--- BEGIN ---

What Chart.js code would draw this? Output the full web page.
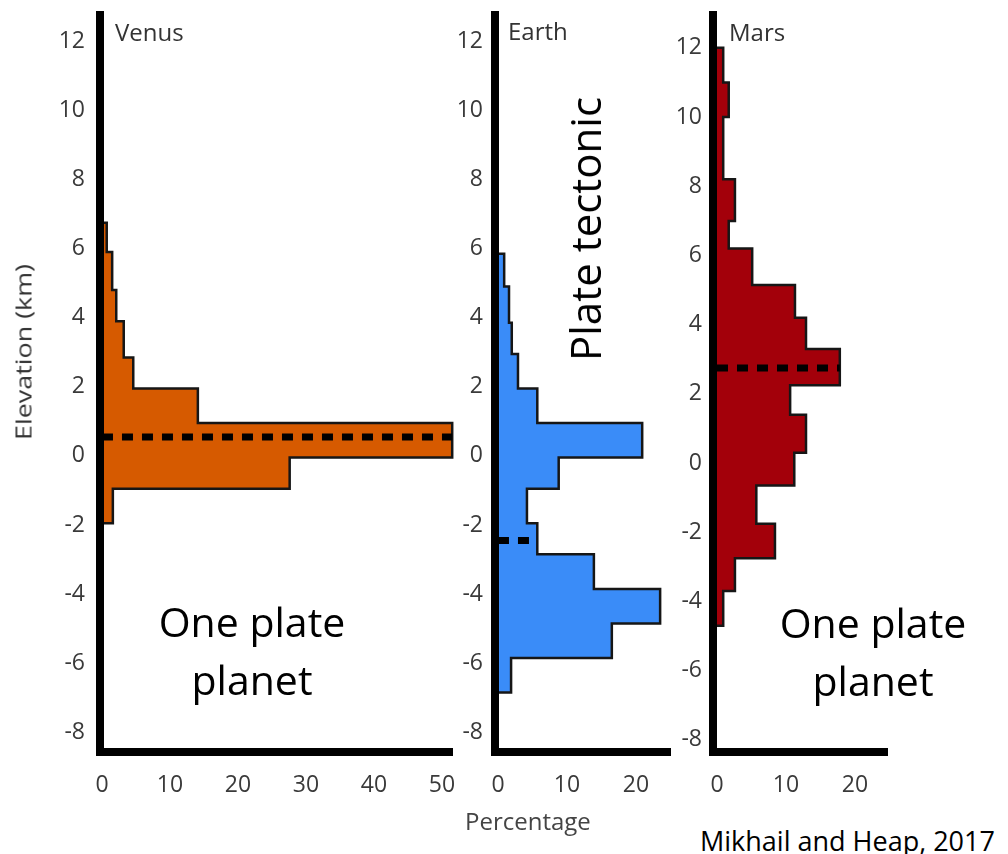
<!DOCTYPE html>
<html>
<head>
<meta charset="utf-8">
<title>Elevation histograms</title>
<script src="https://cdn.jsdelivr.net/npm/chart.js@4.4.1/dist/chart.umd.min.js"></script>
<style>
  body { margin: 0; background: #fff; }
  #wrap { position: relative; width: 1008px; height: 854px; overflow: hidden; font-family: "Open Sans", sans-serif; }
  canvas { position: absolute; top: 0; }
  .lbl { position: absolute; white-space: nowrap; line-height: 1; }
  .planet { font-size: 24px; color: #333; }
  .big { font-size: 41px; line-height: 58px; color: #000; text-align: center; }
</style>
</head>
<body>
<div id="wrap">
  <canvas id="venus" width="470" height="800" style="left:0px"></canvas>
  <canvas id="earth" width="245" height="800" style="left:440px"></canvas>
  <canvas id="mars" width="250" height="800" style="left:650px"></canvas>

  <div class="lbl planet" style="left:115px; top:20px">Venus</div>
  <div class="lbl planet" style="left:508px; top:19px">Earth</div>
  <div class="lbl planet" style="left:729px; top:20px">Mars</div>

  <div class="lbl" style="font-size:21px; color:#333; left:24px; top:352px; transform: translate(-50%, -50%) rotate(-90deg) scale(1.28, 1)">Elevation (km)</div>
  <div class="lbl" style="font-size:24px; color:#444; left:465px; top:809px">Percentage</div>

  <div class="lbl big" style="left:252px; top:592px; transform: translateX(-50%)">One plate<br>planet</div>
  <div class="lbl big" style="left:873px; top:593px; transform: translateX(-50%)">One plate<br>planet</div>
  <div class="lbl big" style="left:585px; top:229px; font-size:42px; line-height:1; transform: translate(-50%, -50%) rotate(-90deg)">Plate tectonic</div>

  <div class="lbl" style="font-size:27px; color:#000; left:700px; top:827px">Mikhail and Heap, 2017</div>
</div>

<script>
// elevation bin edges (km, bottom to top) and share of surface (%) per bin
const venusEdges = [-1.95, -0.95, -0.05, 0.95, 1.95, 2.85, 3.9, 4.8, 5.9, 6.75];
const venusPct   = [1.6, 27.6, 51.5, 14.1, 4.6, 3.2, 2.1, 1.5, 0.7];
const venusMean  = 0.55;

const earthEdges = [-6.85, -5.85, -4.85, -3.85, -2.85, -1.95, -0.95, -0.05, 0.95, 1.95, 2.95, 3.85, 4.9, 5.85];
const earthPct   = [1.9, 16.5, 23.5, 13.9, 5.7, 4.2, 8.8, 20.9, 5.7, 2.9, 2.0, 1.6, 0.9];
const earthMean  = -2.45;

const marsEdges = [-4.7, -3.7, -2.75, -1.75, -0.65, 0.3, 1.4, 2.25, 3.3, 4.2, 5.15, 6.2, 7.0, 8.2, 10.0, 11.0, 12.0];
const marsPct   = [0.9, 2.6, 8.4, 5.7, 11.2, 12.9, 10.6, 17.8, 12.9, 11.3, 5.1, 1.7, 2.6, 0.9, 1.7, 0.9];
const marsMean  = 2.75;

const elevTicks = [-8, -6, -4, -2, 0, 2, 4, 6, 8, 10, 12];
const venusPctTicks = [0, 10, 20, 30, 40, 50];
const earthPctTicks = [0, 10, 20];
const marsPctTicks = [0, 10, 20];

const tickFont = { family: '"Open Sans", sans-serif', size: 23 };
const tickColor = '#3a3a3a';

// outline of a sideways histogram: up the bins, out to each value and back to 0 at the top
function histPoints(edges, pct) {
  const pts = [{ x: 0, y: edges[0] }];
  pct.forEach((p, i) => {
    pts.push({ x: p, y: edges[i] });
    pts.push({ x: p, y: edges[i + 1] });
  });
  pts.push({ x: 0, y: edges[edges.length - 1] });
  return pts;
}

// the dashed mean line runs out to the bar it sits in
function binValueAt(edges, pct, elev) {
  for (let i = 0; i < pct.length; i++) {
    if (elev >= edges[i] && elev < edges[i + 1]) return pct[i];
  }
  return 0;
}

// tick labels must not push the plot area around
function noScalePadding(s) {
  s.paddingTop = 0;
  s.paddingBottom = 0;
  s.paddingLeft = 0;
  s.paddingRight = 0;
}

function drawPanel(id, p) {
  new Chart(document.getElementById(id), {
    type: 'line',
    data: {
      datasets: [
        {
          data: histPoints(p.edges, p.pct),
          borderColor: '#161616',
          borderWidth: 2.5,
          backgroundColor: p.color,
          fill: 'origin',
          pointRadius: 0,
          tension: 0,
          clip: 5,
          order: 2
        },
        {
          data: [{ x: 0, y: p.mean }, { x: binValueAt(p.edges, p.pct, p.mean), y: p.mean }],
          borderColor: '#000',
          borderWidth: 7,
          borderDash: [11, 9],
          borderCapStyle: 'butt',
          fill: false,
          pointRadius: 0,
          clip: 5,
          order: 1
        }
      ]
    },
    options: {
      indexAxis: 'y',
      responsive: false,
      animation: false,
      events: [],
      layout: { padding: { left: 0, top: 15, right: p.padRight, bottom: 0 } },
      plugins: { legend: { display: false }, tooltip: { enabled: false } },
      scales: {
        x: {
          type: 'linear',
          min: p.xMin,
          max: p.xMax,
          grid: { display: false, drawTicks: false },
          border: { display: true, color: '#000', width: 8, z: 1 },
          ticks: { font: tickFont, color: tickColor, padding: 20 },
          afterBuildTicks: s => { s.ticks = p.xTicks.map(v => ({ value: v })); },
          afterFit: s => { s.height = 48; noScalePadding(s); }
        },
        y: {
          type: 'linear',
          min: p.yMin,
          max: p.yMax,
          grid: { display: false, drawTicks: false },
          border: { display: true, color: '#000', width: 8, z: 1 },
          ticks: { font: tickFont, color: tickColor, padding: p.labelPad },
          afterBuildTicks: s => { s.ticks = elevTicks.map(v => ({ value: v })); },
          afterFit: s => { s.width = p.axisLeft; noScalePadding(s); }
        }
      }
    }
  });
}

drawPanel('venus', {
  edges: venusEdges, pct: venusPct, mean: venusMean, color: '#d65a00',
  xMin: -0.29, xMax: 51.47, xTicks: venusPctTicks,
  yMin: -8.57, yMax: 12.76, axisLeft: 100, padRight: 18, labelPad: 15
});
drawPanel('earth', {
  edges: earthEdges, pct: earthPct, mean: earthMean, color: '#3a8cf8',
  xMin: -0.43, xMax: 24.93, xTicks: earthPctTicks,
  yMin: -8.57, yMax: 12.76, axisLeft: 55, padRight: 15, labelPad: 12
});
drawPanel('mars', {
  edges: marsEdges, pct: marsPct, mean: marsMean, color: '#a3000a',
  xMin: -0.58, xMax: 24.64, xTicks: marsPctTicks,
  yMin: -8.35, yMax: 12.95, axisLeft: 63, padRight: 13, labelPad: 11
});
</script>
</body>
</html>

--- END ---

◆ **Exercise directions**
Go through the material above and print all of it exactly, except the pictures.

◆ **Output for this exercise**
What Chart.js code would draw this? Output the full web page.
<!DOCTYPE html>
<html>
<head>
<meta charset="utf-8">
<title>Elevation histograms</title>
<script src="https://cdn.jsdelivr.net/npm/chart.js@4.4.1/dist/chart.umd.min.js"></script>
<style>
  body { margin: 0; background: #fff; }
  #wrap { position: relative; width: 1008px; height: 854px; overflow: hidden; font-family: "Open Sans", sans-serif; }
  canvas { position: absolute; top: 0; }
  .lbl { position: absolute; white-space: nowrap; line-height: 1; }
  .planet { font-size: 24px; color: #333; }
  .big { font-size: 41px; line-height: 58px; color: #000; text-align: center; }
</style>
</head>
<body>
<div id="wrap">
  <canvas id="venus" width="470" height="800" style="left:0px"></canvas>
  <canvas id="earth" width="245" height="800" style="left:440px"></canvas>
  <canvas id="mars" width="250" height="800" style="left:650px"></canvas>

  <div class="lbl planet" style="left:115px; top:20px">Venus</div>
  <div class="lbl planet" style="left:508px; top:19px">Earth</div>
  <div class="lbl planet" style="left:729px; top:20px">Mars</div>

  <div class="lbl" style="font-size:21px; color:#333; left:24px; top:352px; transform: translate(-50%, -50%) rotate(-90deg) scale(1.28, 1)">Elevation (km)</div>
  <div class="lbl" style="font-size:24px; color:#444; left:465px; top:809px">Percentage</div>

  <div class="lbl big" style="left:252px; top:592px; transform: translateX(-50%)">One plate<br>planet</div>
  <div class="lbl big" style="left:873px; top:593px; transform: translateX(-50%)">One plate<br>planet</div>
  <div class="lbl big" style="left:585px; top:229px; font-size:42px; line-height:1; transform: translate(-50%, -50%) rotate(-90deg)">Plate tectonic</div>

  <div class="lbl" style="font-size:27px; color:#000; left:700px; top:827px">Mikhail and Heap, 2017</div>
</div>

<script>
// elevation bin edges (km, bottom to top) and share of surface (%) per bin
const venusEdges = [-1.95, -0.95, -0.05, 0.95, 1.95, 2.85, 3.9, 4.8, 5.9, 6.75];
const venusPct   = [1.6, 27.6, 51.5, 14.1, 4.6, 3.2, 2.1, 1.5, 0.7];
const venusMean  = 0.55;

const earthEdges = [-6.85, -5.85, -4.85, -3.85, -2.85, -1.95, -0.95, -0.05, 0.95, 1.95, 2.95, 3.85, 4.9, 5.85];
const earthPct   = [1.9, 16.5, 23.5, 13.9, 5.7, 4.2, 8.8, 20.9, 5.7, 2.9, 2.0, 1.6, 0.9];
const earthMean  = -2.45;

const marsEdges = [-4.7, -3.7, -2.75, -1.75, -0.65, 0.3, 1.4, 2.25, 3.3, 4.2, 5.15, 6.2, 7.0, 8.2, 10.0, 11.0, 12.0];
const marsPct   = [0.9, 2.6, 8.4, 5.7, 11.2, 12.9, 10.6, 17.8, 12.9, 11.3, 5.1, 1.7, 2.6, 0.9, 1.7, 0.9];
const marsMean  = 2.75;

const elevTicks = [-8, -6, -4, -2, 0, 2, 4, 6, 8, 10, 12];
const venusPctTicks = [0, 10, 20, 30, 40, 50];
const earthPctTicks = [0, 10, 20];
const marsPctTicks = [0, 10, 20];

const tickFont = { family: '"Open Sans", sans-serif', size: 23 };
const tickColor = '#3a3a3a';

// outline of a sideways histogram: up the bins, out to each value and back to 0 at the top
function histPoints(edges, pct) {
  const pts = [{ x: 0, y: edges[0] }];
  pct.forEach((p, i) => {
    pts.push({ x: p, y: edges[i] });
    pts.push({ x: p, y: edges[i + 1] });
  });
  pts.push({ x: 0, y: edges[edges.length - 1] });
  return pts;
}

// the dashed mean line runs out to the bar it sits in
function binValueAt(edges, pct, elev) {
  for (let i = 0; i < pct.length; i++) {
    if (elev >= edges[i] && elev < edges[i + 1]) return pct[i];
  }
  return 0;
}

// tick labels must not push the plot area around
function noScalePadding(s) {
  s.paddingTop = 0;
  s.paddingBottom = 0;
  s.paddingLeft = 0;
  s.paddingRight = 0;
}

function drawPanel(id, p) {
  new Chart(document.getElementById(id), {
    type: 'line',
    data: {
      datasets: [
        {
          data: histPoints(p.edges, p.pct),
          borderColor: '#161616',
          borderWidth: 2.5,
          backgroundColor: p.color,
          fill: 'origin',
          pointRadius: 0,
          tension: 0,
          clip: 5,
          order: 2
        },
        {
          data: [{ x: 0, y: p.mean }, { x: binValueAt(p.edges, p.pct, p.mean), y: p.mean }],
          borderColor: '#000',
          borderWidth: 7,
          borderDash: [11, 9],
          borderCapStyle: 'butt',
          fill: false,
          pointRadius: 0,
          clip: 5,
          order: 1
        }
      ]
    },
    options: {
      indexAxis: 'y',
      responsive: false,
      animation: false,
      events: [],
      layout: { padding: { left: 0, top: 15, right: p.padRight, bottom: 0 } },
      plugins: { legend: { display: false }, tooltip: { enabled: false } },
      scales: {
        x: {
          type: 'linear',
          min: p.xMin,
          max: p.xMax,
          grid: { display: false, drawTicks: false },
          border: { display: true, color: '#000', width: 8, z: 1 },
          ticks: { font: tickFont, color: tickColor, padding: 20 },
          afterBuildTicks: s => { s.ticks = p.xTicks.map(v => ({ value: v })); },
          afterFit: s => { s.height = 48; noScalePadding(s); }
        },
        y: {
          type: 'linear',
          min: p.yMin,
          max: p.yMax,
          grid: { display: false, drawTicks: false },
          border: { display: true, color: '#000', width: 8, z: 1 },
          ticks: { font: tickFont, color: tickColor, padding: p.labelPad },
          afterBuildTicks: s => { s.ticks = elevTicks.map(v => ({ value: v })); },
          afterFit: s => { s.width = p.axisLeft; noScalePadding(s); }
        }
      }
    }
  });
}

drawPanel('venus', {
  edges: venusEdges, pct: venusPct, mean: venusMean, color: '#d65a00',
  xMin: -0.29, xMax: 51.47, xTicks: venusPctTicks,
  yMin: -8.57, yMax: 12.76, axisLeft: 100, padRight: 18, labelPad: 15
});
drawPanel('earth', {
  edges: earthEdges, pct: earthPct, mean: earthMean, color: '#3a8cf8',
  xMin: -0.43, xMax: 24.93, xTicks: earthPctTicks,
  yMin: -8.57, yMax: 12.76, axisLeft: 55, padRight: 15, labelPad: 12
});
drawPanel('mars', {
  edges: marsEdges, pct: marsPct, mean: marsMean, color: '#a3000a',
  xMin: -0.58, xMax: 24.64, xTicks: marsPctTicks,
  yMin: -8.35, yMax: 12.95, axisLeft: 63, padRight: 13, labelPad: 11
});
</script>
</body>
</html>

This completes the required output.